Nik’s Take: don’t overthink this one. If you want a cheap, dependable PLA workhorse and you genuinely don’t care about color, the V3 SE is your answer and you can stop reading here. Want color? Don’t force it onto this machine with an add-on. Scroll back up to the K2 section instead.
Creality Accessories and Filament Worth Buying
The printer is only half the spend. The right add-ons and the right filament decide your actual print quality.
Accessories by machine. The CFS box is the core upgrade if you want to add multicolor to a K2 later. A PEI build plate improves adhesion across the lineup. An AI camera helps on the budget machines that ship without one. A full rundown lives in our must-have Creality CFS accessories guide.
For nozzle swaps, Creality’s KliTek changing system makes hot-end changes far less painful. It’s one of the brand’s better recent upgrades.
Filament that fits the machine. Match material to printer, not to hype. The open Ender-3 V3 SE is happiest with PLA and PETG. The enclosed K2 machines unlock ABS and ASA thanks to the heated chamber. For resin, the Halot-X1 wants standard or high-detail resin, not exotic blends.
In practice, most Creality owners settle into a PLA-and-PETG daily combo and keep two or three brands on the shelf. Beyond Creality’s own spools, SUNLU, eSUN, Elegoo, and Polymaker are the names owners reach for most. Our best filament for Creality printers guide breaks down the picks, and the Filament Picker tool matches a spool to your use in seconds.

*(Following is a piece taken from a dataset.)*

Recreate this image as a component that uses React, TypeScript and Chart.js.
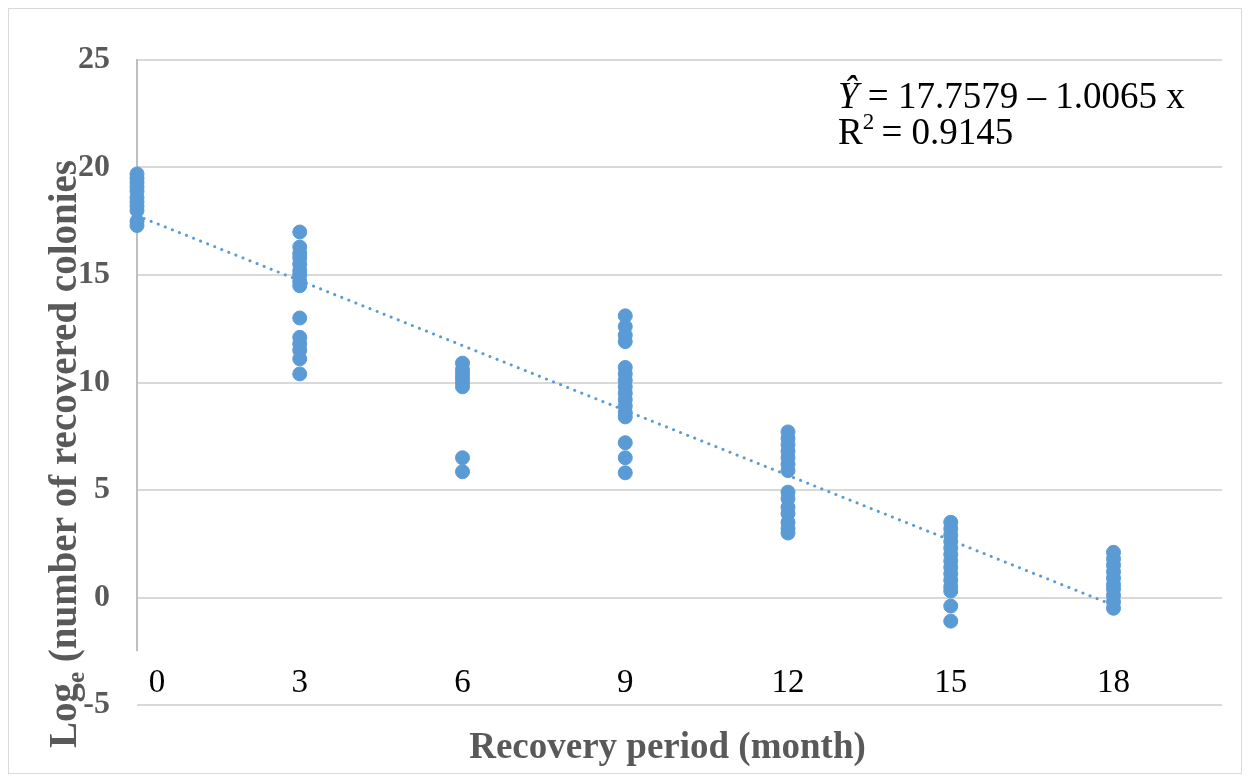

Which Creality Printer Should You Buy?
Here’s the whole decision in one screen.
- Best overall multicolor value: Creality K2.
- Best large-format multicolor: Creality K2 Plus.
- Best for beginners: Creality SparkX i7.
- Best budget, single color: Ender-3 V3 SE.
- Best for resin detail: Creality Halot-X1.
Start with the color question. Then match size and budget. The best machine is the one you’ll actually reach for, not the flashiest spec sheet in the lineup.
FAQ
Which Creality printer is best for beginners? The SparkX i7 is the best Creality for beginners. It uses heavy automation, auto-leveling, and a 95% pre-assembled build, so first prints go smoothly with little setup.
Do Creality printers support multicolor printing? Yes, through the CFS filament system. The K2 series supports the full CFS for up to sixteen colors, the SparkX i7 uses an entry CFS Lite, and the Ender-3 V3 SE is single color only.
Is the Creality K2 better than the K2 Pro or K2 Plus? It depends on your needs. The K2 offers the lowest-cost entry, the K2 Pro adds mid-range refinement, and the K2 Plus is the large flagship. All three share the CFS multicolor system and CoreXY speed.
Are Creality 3D printers reliable? They’re reliable once you pick the right model and keep up with maintenance. Creality’s value and ecosystem are excellent, though quality control and early firmware can vary, so basic upkeep matters.
Creality vs Bambu Lab: which should I buy? Choose Creality for value, tinkering, and the widest accessory ecosystem. Choose Bambu for the most polished out-of-box experience. See our best Bambu Lab 3D printer guide for that side of the decision.
Last updated: June 2026. Prices and availability change often, so check the current listing before you buy.